Iranian authorities have said they accidentally shot down a Ukrainian jet with 176 people aboard—and the country’s aerospace chief said he wishes he was dead.
Tehran’s first acknowledgement of responsibility came early Saturday, just over a day after Western leaders said they had evidence to suggest Iran has downed Ukraine International Airlines Flight PS752. All aboard the Kyiv-bound plane were killed when it plummeted from the sky earlier this week in what Iranian authorities initially blamed on a “mechanical failure.”
Later on Saturday, Iran’s Islamic Revolutionary Guard Corps chief aerospace commander, Amir-Ali Hajizadeh, told reporters that he accepted all blame.
“I wish I was dead and such an incident hadn’t happened,” he said at a press briefing. “We in IRGC accept all the responsibility and are ready to implement any decision made by the establishment.”
During that press conference, the commander said he had actually requested that all commercial flights in Iran be grounded until tensions with the U.S. abated, but that those within the Armed Forces who had the power to do just that chose not to.
At a separate press briefing in Kyev, Ukraine, the airline’s CEO Yevgenii Dyhkne said his pilot had been in touch with the Tehran airport control tower just moments before the plane went down. “We have been reassured that [the aircraft] had the dialogue with the airport, with the dispatcher tower, until the last moment of the catastrophe,” he said. “There were negotiations about the route, they had permission to turn, so all of this is now connected to the investigation and I’m sure it will be available in documents in time.”
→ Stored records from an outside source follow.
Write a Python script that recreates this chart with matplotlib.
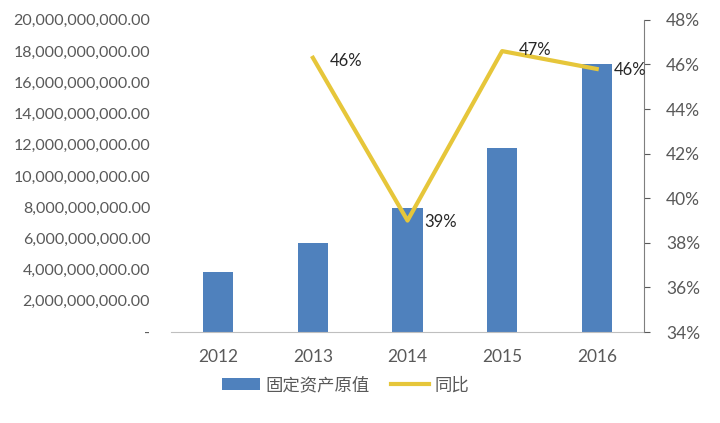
import numpy as np
import matplotlib.pyplot as plt
from matplotlib.ticker import FuncFormatter

plt.rcParams['font.family'] = ['Lato', 'Noto Sans CJK SC', 'DejaVu Sans']

years = ['2012', '2013', '2014', '2015', '2016']
asset_values = [3.85e9, 5.7e9, 7.95e9, 11.8e9, 17.2e9]
yoy_years = ['2013', '2014', '2015', '2016']
yoy_rates = [46.3, 39.0, 46.6, 45.8]
yoy_labels = ['46%', '39%', '47%', '46%']

bar_colour = '#4F81BD'
line_colour = '#E6C63A'
text_grey = '#595959'
axis_grey = '#BFBFBF'

fig = plt.figure(figsize=(7.2, 4.23), dpi=100)
ax = fig.add_axes([0.2375, 0.215, 0.657, 0.738])
x = np.arange(len(years))
ax.bar(x, asset_values, width=0.32, color=bar_colour, label='固定资产原值', zorder=2)
ax.set_xlim(-0.5, len(years) - 0.5)
ax.set_ylim(0, 20e9)
ax.set_yticks(np.arange(0, 20e9 + 1, 2e9))
ax.yaxis.set_major_formatter(FuncFormatter(lambda v, p: '-' if v == 0 else '{:,.2f}'.format(v)))
ax.set_xticks(x)
ax.set_xticklabels(years)
ax.tick_params(axis='y', length=0, labelsize=11.5, colors=text_grey, pad=15)
ax.tick_params(axis='x', length=0, labelsize=12.5, colors=text_grey, pad=12)
for s in ['top', 'right', 'left']:
    ax.spines[s].set_visible(False)
ax.spines['bottom'].set_color(axis_grey)

ax2 = ax.twinx()
xi = [years.index(y) for y in yoy_years]
ax2.plot(xi, yoy_rates, color=line_colour, lw=3, label='同比', zorder=3)
ax2.set_ylim(34, 48)
ax2.set_yticks(np.arange(34, 49, 2))
ax2.yaxis.set_major_formatter(FuncFormatter(lambda v, p: '%d%%' % v))
ax2.tick_params(axis='y', length=4, labelsize=12.5, colors=text_grey, pad=12)
for s in ['top', 'left', 'bottom']:
    ax2.spines[s].set_visible(False)
ax2.spines['right'].set_color('#7F7F7F')

offsets = [(12, -2), (12, -1), (12, 1), (12, -1)]
for xx, yy, lab, off in zip(xi, yoy_rates, yoy_labels, offsets):
    ax2.annotate(lab, (xx, yy), xytext=off, textcoords='offset points',
                 fontsize=12, color='#262626', ha='left', va='center')

h1, l1 = ax.get_legend_handles_labels()
h2, l2 = ax2.get_legend_handles_labels()
fig.legend(h1 + h2, l1 + l2, loc='center', bbox_to_anchor=(0.48, 0.09), ncol=2,
           frameon=False, fontsize=12.5, labelcolor=text_grey, handlelength=2.2,
           columnspacing=1.2, handletextpad=0.3)

fig.savefig('out.png', dpi=100)
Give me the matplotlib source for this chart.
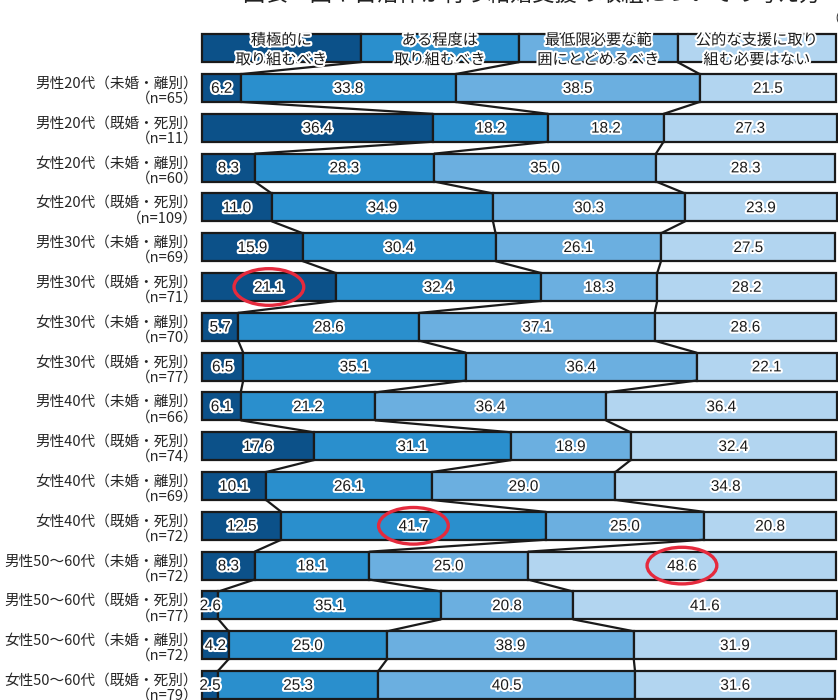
import matplotlib
matplotlib.use("Agg")
import matplotlib.pyplot as plt
import matplotlib.patheffects as pe
from matplotlib.patches import Ellipse

plt.rcParams['font.family'] = ['Noto Sans CJK JP', 'DejaVu Sans']

# ---- data -------------------------------------------------------------
series_names = ["積極的に\n取り組むべき", "ある程度は\n取り組むべき",
                "最低限必要な範\n囲にとどめるべき", "公的な支援に取り\n組む必要はない"]

groups = ["男性20代（未婚・離別）", "男性20代（既婚・死別）",
          "女性20代（未婚・離別）", "女性20代（既婚・死別）",
          "男性30代（未婚・離別）", "男性30代（既婚・死別）",
          "女性30代（未婚・離別）", "女性30代（既婚・死別）",
          "男性40代（未婚・離別）", "男性40代（既婚・死別）",
          "女性40代（未婚・離別）", "女性40代（既婚・死別）",
          "男性50～60代（未婚・離別）", "男性50～60代（既婚・死別）",
          "女性50～60代（未婚・離別）", "女性50～60代（既婚・死別）"]
sample_n = [65, 11, 60, 109, 69, 71, 70, 77, 66, 74, 69, 72, 72, 77, 72, 79]

actively = [6.2, 36.4, 8.3, 11.0, 15.9, 21.1, 5.7, 6.5, 6.1, 17.6, 10.1, 12.5, 8.3, 2.6, 4.2, 2.5]
somewhat = [33.8, 18.2, 28.3, 34.9, 30.4, 32.4, 28.6, 35.1, 21.2, 31.1, 26.1, 41.7, 18.1, 35.1, 25.0, 25.3]
minimal = [38.5, 18.2, 35.0, 30.3, 26.1, 18.3, 37.1, 36.4, 36.4, 18.9, 29.0, 25.0, 25.0, 20.8, 38.9, 40.5]
not_needed = [21.5, 27.3, 28.3, 23.9, 27.5, 28.2, 28.6, 22.1, 36.4, 32.4, 34.8, 20.8, 48.6, 41.6, 31.9, 31.6]

# highlighted values: (row, series index)
highlights = [(5, 0), (11, 1), (12, 3)]

colors = ["#0c5189", "#2a8fcd", "#6bafe0", "#b2d5f0"]
title = "図表　国や自治体が行う結婚支援の取組についての考え方（性・年代・婚姻状況別）"

# ---- figure -----------------------------------------------------------
W, H = 838, 700
fig = plt.figure(figsize=(W / 100, H / 100), dpi=100)
ax = fig.add_axes([202 / W, 0, 634 / W, 1])
ax.set_xlim(0, 100)
row0_px, step_px = 88, 39.8
ax.set_ylim((H - row0_px) / step_px, -row0_px / step_px)
ax.axis("off")

bar_h = 0.70
edge_kw = dict(edgecolor="#1a1a1a", linewidth=1.6, clip_on=False)
halo = [pe.withStroke(linewidth=3, foreground="white")]

series = [actively, somewhat, minimal, not_needed]
n_rows = len(groups)

# legend row drawn as an even split above the bars
legend_vals = [25, 25, 25, 25]
left = 0
for k, v in enumerate(legend_vals):
    ax.barh(-1, v, left=left, height=bar_h, color=colors[k], **edge_kw)
    ax.text(left + v / 2, -0.955, series_names[k], ha="center", va="center",
            fontsize=11, linespacing=1.2, color="#1a1a1a", path_effects=halo,
            zorder=6)
    left += v

cums = []
for i in range(n_rows):
    left = 0
    bounds = []
    for k in range(4):
        v = series[k][i]
        ax.barh(i, v, left=left, height=bar_h, color=colors[k], **edge_kw)
        ax.text(left + v / 2, i + 0.02, f"{v:.1f}", ha="center", va="center",
                fontsize=11, family=["Liberation Sans"], color="#1a1a1a",
                path_effects=halo, zorder=6)
        left += v
        bounds.append(left)
    cums.append(bounds[:3])
    ax.text(-0.6, i + 0.08, f"{groups[i]}\n（n={sample_n[i]}）", ha="right",
            va="center", fontsize=10.5, linespacing=1.1, color="#262626",
            clip_on=False)

# series lines joining segment boundaries of neighbouring rows
legend_cum = [25, 50, 75]
all_cums = [legend_cum] + cums
for r in range(len(all_cums) - 1):
    y_from = (r - 1) + bar_h / 2
    y_to = r - bar_h / 2
    for j in range(3):
        ax.plot([all_cums[r][j], all_cums[r + 1][j]], [y_from, y_to],
                color="#1a1a1a", linewidth=1.6, solid_capstyle="butt", zorder=1)

# red circles around highlighted values
for row, k in highlights:
    start = sum(series[m][row] for m in range(k))
    cx = start + series[k][row] / 2
    ax.add_patch(Ellipse((cx, row), width=11, height=0.92, fill=False,
                         edgecolor="#e52a3d", linewidth=2.4, zorder=7,
                         clip_on=False))

fig.text(243 / W, 1 - 6 / H, title, ha="left", va="bottom", fontsize=16,
         color="#222222")
fig.text(826 / W, 1 - 20 / H, "（%）", ha="left", va="center", fontsize=10,
         color="#333333")

fig.savefig("out.png", dpi=100)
The tragedy occurred at a time when Iran and the U.S. appeared to be on the brink of war, just hours after Iran fired missiles at bases in Iraq housing U.S. forces in retaliation for the U.S. air strike that killed Quds commander Qassem Soleimani.
In a statement released early Saturday, the general staff of Iran’s armed forces said the flight was shot down after it was mistaken for a “hostile target” when it went towards a “sensitive military center” of the Revolutionary Guard. The military was at its “highest level of readiness” due to tensions with the U.S., the statement said.
“In such a condition, because of human error and in a unintentional way, the flight was hit,” the military said, adding that those responsible will face prosecution.
Iranian President Hassan Rouhani called the plane’s downing “unforgivable” and a “disastrous mistake,” saying the country “deeply regrets” it.
“My thoughts and prayers go to all the mourning families. I offer my sincerest condolences,” he tweeted after the military’s announcement.
Iranian Foreign Minister Javad Zarif said the announcement of the accidental downing marked a “sad day” but he went on to blame the Trump administration for the catastrophe.
“Human error at time of crisis caused by US adventurism led to disaster,” he wrote on Twitter.
“Our profound regrets, apologies and condolences to our people, to the families of all victims, and to other affected nations,” he said.
Eighty-two of those killed were Iranian, while 57 were Canadian and 11 were Ukrainian.
Canadian Prime Minister Justin Trudeau responded to Iran's admission with a statement focusing largely on the victims: “Our focus remains closure, accountability, transparency, and justice for the families and loved ones of the victims,” he said.
He went on to say Canada “expects full cooperation from Iranian authorities” in completing a “thorough investigation” into the tragedy.
Iranian historian Arash Azizi questioned how a country that could carry out such precision strikes on U.S. military bases that avoided loss of life could make such a disastrous mistake. “What is notable to me, however, is that Iran’s Revolutionary Guards, the praetorian guard of the Islamic Republic, was savvy enough to ensure that not a single American soldier was killed or injured when it rained its missiles on American military bases hosting thousands of soldiers in Iraq three days ago. But apparently it could not extend the same precautions to the lives of ordinary Iranians and foreign guests of our country,” he wrote in Iran Wire. “The PS752 disaster shows the gross negligence of a rotten regime that does not deserve to last. A poet may say: The only reason it survives is that it has forgotten to die.”